UV contribution has consistently been on the rise, growing from 51% contribution in September, to 52 percent in October, and reaching 53 percent in November 2023. The 42-day festive period that culminated with Diwali in mid-November saw retail sales register a 10 percent year-on-year uptick with total PV sales of 547,246 units, as against 496,047 units sold in the festive period in CY22.

According to Manish Raj Singhania, President, Federation of Automobile Dealers Associations (FADA), “Despite the initial underperformance of PVs during Navratri, the situation significantly improved by Diwali, with the segment ending the festive season with a 10 percent YoY growth.”

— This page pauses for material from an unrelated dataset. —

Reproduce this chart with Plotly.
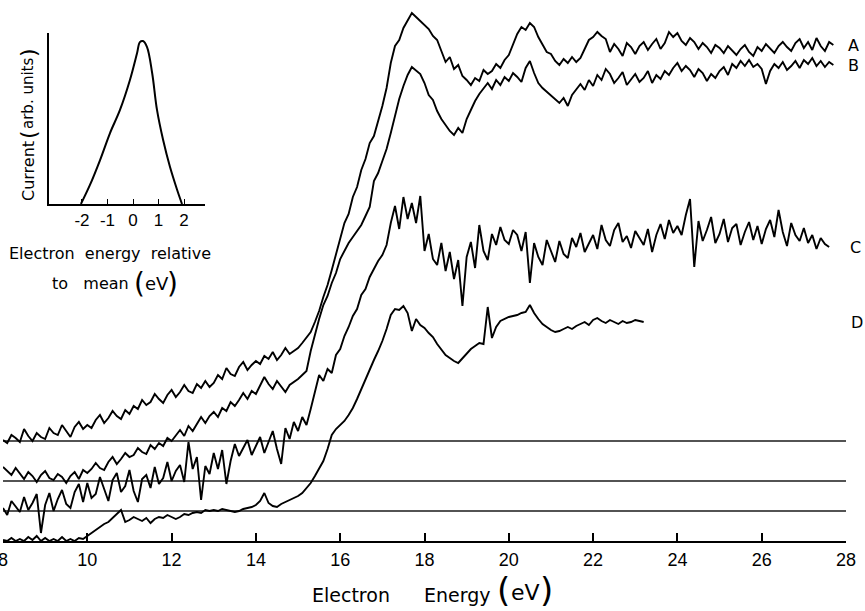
import plotly.graph_objects as go

# ---------------- data ----------------
energy_eV = [
    8.0, 8.1, 8.2, 8.3, 8.4, 8.5, 8.6, 8.7, 8.8, 8.9,
    9.0, 9.1, 9.2, 9.3, 9.4, 9.5, 9.6, 9.7, 9.8, 9.9,
    10.0, 10.1, 10.2, 10.3, 10.4, 10.5, 10.6, 10.7, 10.8, 10.9,
    11.0, 11.1, 11.2, 11.3, 11.4, 11.5, 11.6, 11.7, 11.8, 11.9,
    12.0, 12.1, 12.2, 12.3, 12.4, 12.5, 12.6, 12.7, 12.8, 12.9,
    13.0, 13.1, 13.2, 13.3, 13.4, 13.5, 13.6, 13.7, 13.8, 13.9,
    14.0, 14.1, 14.2, 14.3, 14.4, 14.5, 14.6, 14.7, 14.8, 14.9,
    15.0, 15.1, 15.2, 15.3, 15.4, 15.5, 15.6, 15.7, 15.8, 15.9,
    16.0, 16.1, 16.2, 16.3, 16.4, 16.5, 16.6, 16.7, 16.8, 16.9,
    17.0, 17.1, 17.2, 17.3, 17.4, 17.5, 17.6, 17.7, 17.8, 17.9,
    18.0, 18.1, 18.2, 18.3, 18.4, 18.5, 18.6, 18.7, 18.8, 18.9,
    19.0, 19.1, 19.2, 19.3, 19.4, 19.5, 19.6, 19.7, 19.8, 19.9,
    20.0, 20.1, 20.2, 20.3, 20.4, 20.5, 20.6, 20.7, 20.8, 20.9,
    21.0, 21.1, 21.2, 21.3, 21.4, 21.5, 21.6, 21.7, 21.8, 21.9,
    22.0, 22.1, 22.2, 22.3, 22.4, 22.5, 22.6, 22.7, 22.8, 22.9,
    23.0, 23.1, 23.2, 23.3, 23.4, 23.5, 23.6, 23.7, 23.8, 23.9,
    24.0, 24.1, 24.2, 24.3, 24.4, 24.5, 24.6, 24.7, 24.8, 24.9,
    25.0, 25.1, 25.2, 25.3, 25.4, 25.5, 25.6, 25.7, 25.8, 25.9,
    26.0, 26.1, 26.2, 26.3, 26.4, 26.5, 26.6, 26.7, 26.8, 26.9,
    27.0, 27.1, 27.2, 27.3, 27.4, 27.5, 27.6, 27.7,
]

curve_A = [
    101, 98, 106, 103, 99, 112, 105, 100, 108, 104,
    102, 113, 108, 106, 116, 110, 104, 114, 119, 112,
    116, 113, 121, 126, 118, 123, 130, 125, 122, 131,
    127, 135, 132, 141, 136, 139, 147, 142, 138, 146,
    151, 144, 149, 156, 150, 148, 157, 153, 160, 154,
    158, 166, 162, 173, 167, 165, 174, 179, 171, 176,
    180, 177, 185, 182, 189, 181, 186, 193, 187, 190,
    193, 198, 203, 209, 219, 230, 244, 256, 271, 286,
    302, 318, 327, 344, 354, 371, 382, 398, 405, 420,
    435, 453, 478, 495, 501, 513, 521, 528, 524, 520,
    517, 512, 505, 501, 490, 479, 484, 472, 476, 465,
    461, 456, 463, 460, 471, 467, 470, 477, 473, 481,
    486, 497, 507, 514, 511, 518, 514, 504, 497, 489,
    487, 480, 476, 482, 478, 484, 479, 483, 492, 501,
    504, 509, 505, 502, 489, 497, 492, 485, 498, 494,
    487, 495, 499, 491, 497, 502, 492, 498, 509, 504,
    508, 500, 496, 503, 499, 492, 498, 494, 488, 496,
    493, 488, 495, 490, 486, 492, 496, 489, 485, 494,
    490, 497, 493, 488, 495, 499, 494, 490, 498, 502,
    493, 499, 491, 503, 495, 490, 499, 496,
]

curve_B = [
    74, 70, 66, 73, 67, 62, 69, 65, 59, 66,
    70, 63, 61, 67, 64, 58, 65, 69, 62, 71,
    68, 72, 78, 73, 71, 79, 84, 77, 82, 88,
    84, 86, 93, 89, 87, 96, 92, 98, 95, 103,
    100, 106, 111, 105, 115, 110, 117, 124, 118, 125,
    129, 124, 133, 130, 139, 135, 141, 148, 142, 150,
    147, 155, 164, 157, 152, 160, 154, 149, 156, 159,
    162, 166, 170, 190, 207, 222, 236, 245, 258, 268,
    282, 290, 298, 304, 310, 316, 325, 334, 360, 368,
    380, 392, 408, 425, 442, 455, 466, 474, 470, 467,
    458, 446, 441, 430, 422, 416, 410, 406, 413, 408,
    422, 431, 440, 447, 452, 458, 452, 461, 456, 464,
    460, 468, 464, 459, 473, 480, 468, 458, 453, 449,
    445, 441, 438, 443, 435, 446, 452, 457, 451, 461,
    455, 466, 461, 472, 467, 458, 463, 469, 456, 462,
    467, 459, 463, 470, 458, 466, 462, 470, 466, 473,
    478, 470, 475, 471, 464, 472, 468, 460, 467, 463,
    470, 474, 466, 477, 473, 480, 475, 481, 474, 477,
    472, 457, 470, 477, 473, 479, 471, 475, 480, 473,
    481, 477, 483, 475, 480, 474, 479, 476,
]

curve_C = [
    33, 26, 40, 35, 29, 44, 31, 38, 47, 8,
    36, 48, 30, 42, 51, 37, 33, 49, 57, 39,
    58, 43, 47, 64, 52, 40, 61, 68, 49, 55,
    71, 50, 39, 62, 66, 53, 74, 57, 63, 79,
    60, 70, 76, 59, 99, 72, 84, 41, 75, 67,
    88, 72, 91, 57, 80, 97, 85, 93, 101, 86,
    95, 104, 88, 99, 110, 92, 77, 113, 102, 119,
    110, 124, 116, 132, 150, 166, 160, 172, 168, 186,
    192, 205, 214, 225, 232, 246, 252, 264, 272, 280,
    286, 296, 318, 335, 312, 344, 322, 338, 318, 345,
    290, 307, 282, 276, 298, 270, 289, 262, 281, 235,
    284, 299, 273, 316, 290, 281, 307, 296, 314, 301,
    297, 311, 306, 290, 309, 258, 298, 284, 276, 301,
    290, 279, 300, 287, 283, 303, 294, 308, 289, 297,
    306, 292, 316, 301, 295, 311, 318, 299, 305, 293,
    310, 303, 296, 312, 289, 306, 317, 302, 321, 308,
    315, 306, 326, 342, 274, 320, 300, 311, 324, 298,
    307, 322, 299, 313, 317, 296, 309, 319, 301, 315,
    297, 312, 321, 304, 331, 309, 295, 318, 306, 300,
    313, 298, 306, 292, 303, 297, 294,
]

curve_D = [
    1, 0, 3, 0, 2, 0, 4, 1, 5, 0,
    3, 0, 2, 0, 4, 0, 2, 0, 3, 2,
    5, 8, 11, 14, 17, 19, 23, 27, 31, 19,
    21, 24, 22, 20, 23, 18, 22, 24, 23, 26,
    24, 22, 24, 27, 26, 28, 29, 28, 31, 30,
    31, 30, 32, 31, 30, 29, 30, 32, 33, 34,
    36, 40, 48, 38, 35, 34, 37, 39, 41, 43,
    45, 48, 53, 58, 65, 72, 80, 92, 106, 112,
    116, 120, 126, 133, 142, 152, 162, 171, 181, 190,
    200, 212, 226, 232, 231, 235, 228, 210, 222, 216,
    213, 208, 204, 197, 191, 186, 183, 180, 178, 183,
    188, 192, 195, 198, 197, 234, 203, 214, 220, 222,
    224, 225, 226, 228, 229, 236, 228, 222, 217, 214,
    211, 209, 210, 212, 214, 212, 215, 217, 219, 216,
    221, 223, 220, 218, 221, 219, 217, 220, 218, 219,
    221, 220, 219,
]

curve_names = ["A", "B", "C", "D"]
baseline_levels = [100, 60, 30]          # zero lines of curves A, B, C (D uses the axis)
x_tick_values = [8, 10, 12, 14, 16, 18, 20, 22, 24, 26, 28]

inset_energy = [-2.04, -1.69, -1.29, -0.9, -0.51, -0.12, 0.16, 0.27, 0.39,
                0.55, 0.75, 0.94, 1.18, 1.45, 1.73, 1.92]
inset_current = [0, 0.11, 0.257, 0.415, 0.55, 0.725, 0.883, 0.947, 0.953,
                 0.918, 0.766, 0.55, 0.374, 0.216, 0.082, 0]
inset_tick_values = [-2, -1, 0, 1, 2]
inset_tick_labels = ["-2", "-1", "0", "1", "2"]

# ---------------- figure ----------------
FONT = "Liberation Sans"
LETTER = "DejaVu Sans"
W, H = 865, 611
L, R, T, B = 3, 19, 0, 70
PW, PH = W - L - R, H - T - B


def px(xp):
    return (xp - L) / PW


def py(yp):
    return (H - B - yp) / PH


fig = go.Figure()

for lvl in baseline_levels:
    fig.add_trace(go.Scatter(x=[x_tick_values[0], x_tick_values[-1]], y=[lvl, lvl],
                             mode="lines", line=dict(color="#1a1a1a", width=1.3),
                             hoverinfo="skip", showlegend=False))

label_x = [853, 853, 855, 857]
for name, vals, lx in zip(curve_names, [curve_A, curve_B, curve_C, curve_D], label_x):
    fig.add_trace(go.Scatter(x=energy_eV[:len(vals)], y=vals, mode="lines", name=name,
                             line=dict(color="black", width=1.9), showlegend=False))
    fig.add_annotation(x=px(lx), y=vals[-1], xref="paper", yref="y", text=name,
                       showarrow=False, xanchor="center", yanchor="middle",
                       font=dict(family=LETTER, size=16, color="black"))

fig.add_trace(go.Scatter(x=inset_energy, y=inset_current, xaxis="x2", yaxis="y2",
                         mode="lines", line=dict(color="black", width=2, shape="spline"),
                         showlegend=False))


def note(x, y, text, size, angle=0):
    fig.add_annotation(x=px(x), y=py(y), xref="paper", yref="paper", text=text,
                       showarrow=False, xanchor="center", yanchor="middle",
                       textangle=angle, font=dict(family=LETTER, size=size, color="black"))


# main axis title
note(351, 595, "Electron", 19)
note(457, 595, "Energy", 19)
note(503, 590, "(", 34)
note(525, 592, "eV", 22)
note(546, 590, ")", 34)

# inset y label (rotated)
note(28, 171, "Current", 16, -90)
note(28, 135, "(", 22, -90)
note(28, 94, "arb. units", 15, -90)
note(28, 53, ")", 22, -90)

# inset x label
note(110, 254, "Electron&nbsp;&nbsp;energy&nbsp;&nbsp;relative", 16)
note(90, 283, "to&nbsp;&nbsp;&nbsp;mean", 16)
note(139, 283, "(", 28)
note(157, 283, "eV", 18)
note(172, 283, ")", 28)

fig.update_layout(
    width=W, height=H,
    margin=dict(l=L, r=R, t=T, b=B, autoexpand=False),
    paper_bgcolor="white", plot_bgcolor="white",
    showlegend=False,
    font=dict(family=FONT, color="black"),
    xaxis=dict(range=[8, 28], tickvals=x_tick_values, ticks="inside", ticklen=8,
               tickwidth=1.5, tickcolor="black", showline=True, linecolor="black",
               linewidth=1.5, showgrid=False, zeroline=False, automargin=False,
               tickfont=dict(family=FONT, size=18), ticklabeloverflow="allow",
               ticklabelstandoff=2),
    yaxis=dict(range=[0, PH], visible=False, automargin=False),
    xaxis2=dict(domain=[px(49), px(205)], anchor="y2",
                range=[-3.29, 2.82], tickvals=inset_tick_values, ticktext=inset_tick_labels,
                ticks="inside", ticklen=5, tickwidth=1.3, tickcolor="black",
                showline=True, linecolor="black", linewidth=1.5, showgrid=False,
                zeroline=False, automargin=False, tickfont=dict(family=FONT, size=17)),
    yaxis2=dict(domain=[py(204), py(33)], anchor="x2",
                range=[0, 1], showline=True, linecolor="black", linewidth=1.5,
                showticklabels=False, ticks="", showgrid=False, zeroline=False,
                automargin=False),
)

fig.write_html("out.html", config={"displayModeBar": False},
               post_script="document.body.style.margin='0';document.body.style.overflow='hidden';")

For FY24, Maruti Suzuki India estimates PV sales to grow in the range of 5.5-6.5 percent on a year-on-year basis. The growth in the April-September 2023 period was on a low base in the comparable period when the chip shortage issue was at its peak. The chip supply improved gradually from the H2 of FY24, which resulted in a better second half of CY23 compared with the first half in 2022-23.

Automakers have also noted that growth in rural parts has been robust during the year and was exceeding the growth rate in the urban markets.

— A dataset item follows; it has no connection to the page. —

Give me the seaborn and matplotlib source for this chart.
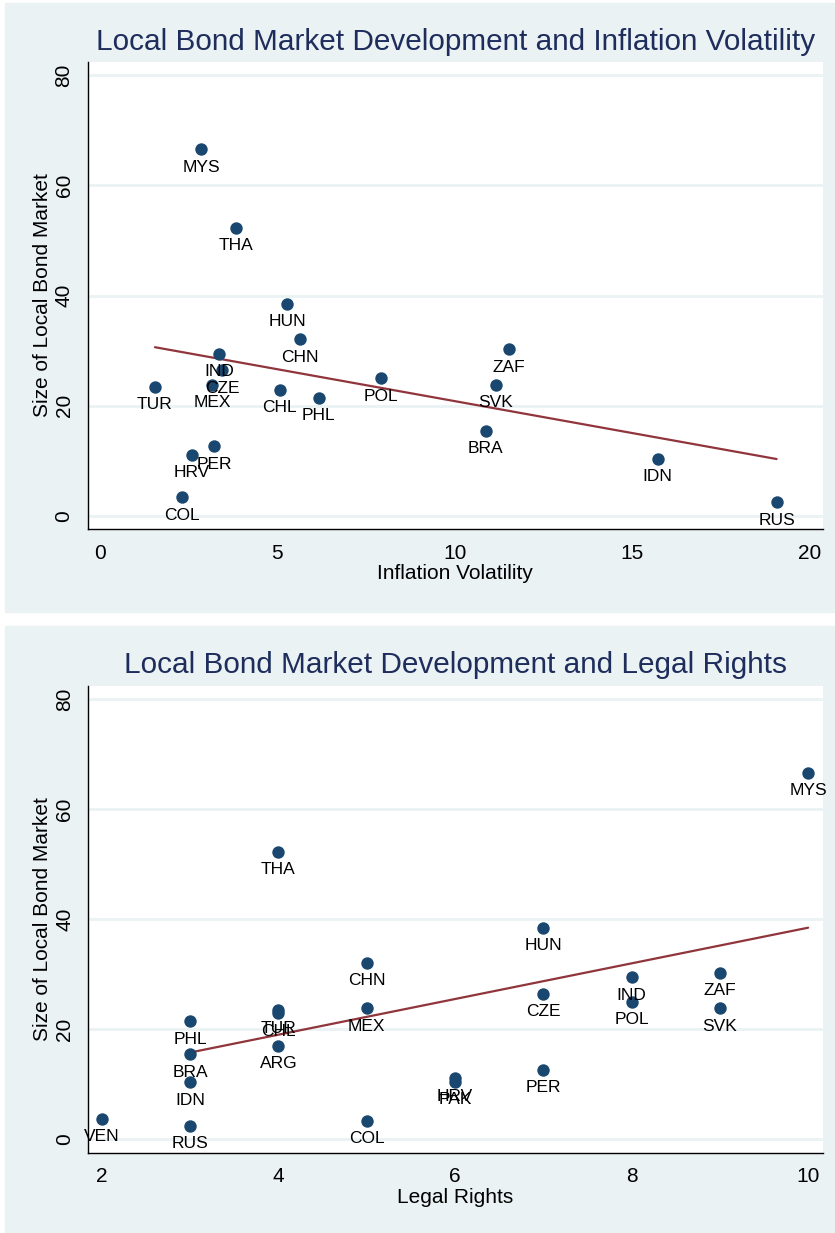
import numpy as np
import pandas as pd
import matplotlib
matplotlib.use("Agg")
import matplotlib.pyplot as plt
from matplotlib.patches import Rectangle
import seaborn as sns

# data
countries = ['MYS', 'THA', 'HUN', 'CHN', 'IND', 'CZE', 'MEX', 'TUR', 'CHL', 'PHL', 'POL',
             'ZAF', 'SVK', 'BRA', 'IDN', 'RUS', 'PER', 'HRV', 'COL', 'VEN', 'ARG', 'PAK']
bond_size = [66.6, 52.3, 38.5, 32.1, 29.5, 26.5, 23.8, 23.5, 22.9, 21.5, 25.0,
             30.3, 23.8, 15.5, 10.4, 2.5, 12.7, 11.1, 3.4, 3.8, 17.0, 10.5]
infl_vol = [2.85, 3.83, 5.27, 5.63, 3.36, 3.44, 3.16, 1.55, 5.07, 6.16, 7.92,
            11.52, 11.15, 10.87, 15.72, 19.07, 3.21, 2.60, 2.30, np.nan, np.nan, np.nan]
legal_rights = [10, 4, 7, 5, 8, 7, 5, 4, 4, 3, 8, 9, 9, 3, 3, 3, 7, 6, 5, 2, 4, 6]

df = pd.DataFrame({"country": countries, "size": bond_size,
                   "infl": infl_vol, "legal": legal_rights})
# fitted lines use the common sample (countries with inflation data)
df_fit = df.dropna()

navy = "#1A476F"
maroon = "#90353B"
bg = "#EAF2F3"
title_col = "#1E2D5C"

sns.set_style("white")
plt.rcParams['font.family'] = ['Liberation Sans', 'DejaVu Sans']

W, H = 835, 1233
fig = plt.figure(figsize=(W / 100, H / 100), dpi=100)
fig.patch.set_facecolor("white")

def px_rect(l, t, r, b):
    return [l / W, 1 - b / H, (r - l) / W, (b - t) / H]

# panel backgrounds
for (t, b) in [(3, 612), (626, 1233)]:
    fig.patches.append(Rectangle((5 / W, 1 - b / H), (W - 5) / W, (b - t) / H,
                                 transform=fig.transFigure, color=bg, zorder=-5))

panels = [
    dict(rect=px_rect(87.5, 61.7, 822.7, 529.3), x="infl", xlim=(-0.352, 20.37),
         xticks=[0, 5, 10, 15, 20], xlabel="Inflation Volatility",
         title="Local Bond Market Development and Inflation Volatility", tx=456, ty=42),
    dict(rect=px_rect(88, 685.7, 822.7, 1152.7), x="legal", xlim=(1.845, 10.165),
         xticks=[2, 4, 6, 8, 10], xlabel="Legal Rights",
         title="Local Bond Market Development and Legal Rights", tx=456, ty=665),
]

for p in panels:
    ax = fig.add_axes(p["rect"])
    ax.set_zorder(1)
    ax.set_facecolor("white")
    d = df.dropna(subset=[p["x"]])
    ax.yaxis.grid(True, color=bg, lw=2)
    ax.set_axisbelow(True)
    sns.regplot(data=df_fit, x=p["x"], y="size", scatter=False, ci=None, ax=ax,
                line_kws=dict(color=maroon, lw=1.6))
    sns.scatterplot(data=d, x=p["x"], y="size", ax=ax, color=navy, s=80,
                    edgecolor=navy, linewidth=0, zorder=3)
    for _, r in d.iterrows():
        ax.annotate(r["country"], (r[p["x"]], r["size"]), xytext=(0, -13),
                    textcoords="offset points", ha="center", va="center",
                    fontsize=12.5, color="black", zorder=4)
    ax.set_xlim(*p["xlim"])
    ax.set_ylim(-2.4, 82.45)
    ax.set_xticks(p["xticks"])
    ax.set_yticks([0, 20, 40, 60, 80])
    ax.tick_params(axis="both", direction="out", length=6, width=0.8,
                   labelsize=15, colors="black")
    ax.tick_params(axis="x", pad=4.5)
    ax.tick_params(axis="y", pad=4)
    for lab in ax.get_yticklabels():
        lab.set_rotation(90)
        lab.set_va("center")
    ax.set_xlabel(p["xlabel"], fontsize=15, labelpad=1, color="black")
    ax.set_ylabel("Size of Local Bond Market", fontsize=15, labelpad=2, color="black")
    for s in ["top", "right"]:
        ax.spines[s].set_visible(False)
    for s in ["left", "bottom"]:
        ax.spines[s].set_color("black")
        ax.spines[s].set_linewidth(1.0)
    fig.text(p["tx"] / W, 1 - p["ty"] / H, p["title"], ha="center", va="center",
             fontsize=21.4, color=title_col)

fig.savefig("out.png", dpi=100)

CY24 growth to remain in low-single digits

As Garg estimates the industry growth to limit to a low-single-digit rate in CY24, it could be attributed to the reduction in the pent-up demand. “The pent-up demand is now over. While people could not get cars in the last two years because of supply issues, now it is all about fresh bookings,” Garg said.

The low growth rate can also be attributed to the weakness seen in the small car segment. The entry-level car market has been shrinking amid the increase in vehicle prices over the last couple of years.

SUVs, however, are expected to continue the trend with an outperformance. “Customers have lost their interest in small cars priced under Rs 5 lakh or those with smaller than 1-litre engines,” Garg said.

Recently, Marut Suzuki India’s RC Bhargava also noted that the PV industry is not very optimistic about a high growth rate next year, while projecting a stagnant growth in FY25, partly due to the de-growth in the small car segment. Bhargava said the growth of small cars is essential for the sustained growth of the passenger vehicle market as SUVs or sedans are unlikely to attract many new entrants.

Meanwhile, several automakers including Maruti Suzuki, Tata Motors, and Mahindra & Mahindra, have announced their plans to hike vehicle prices from January 1, citing input cost pressures. Hyundai Motor India also expects to increase prices from January 2024.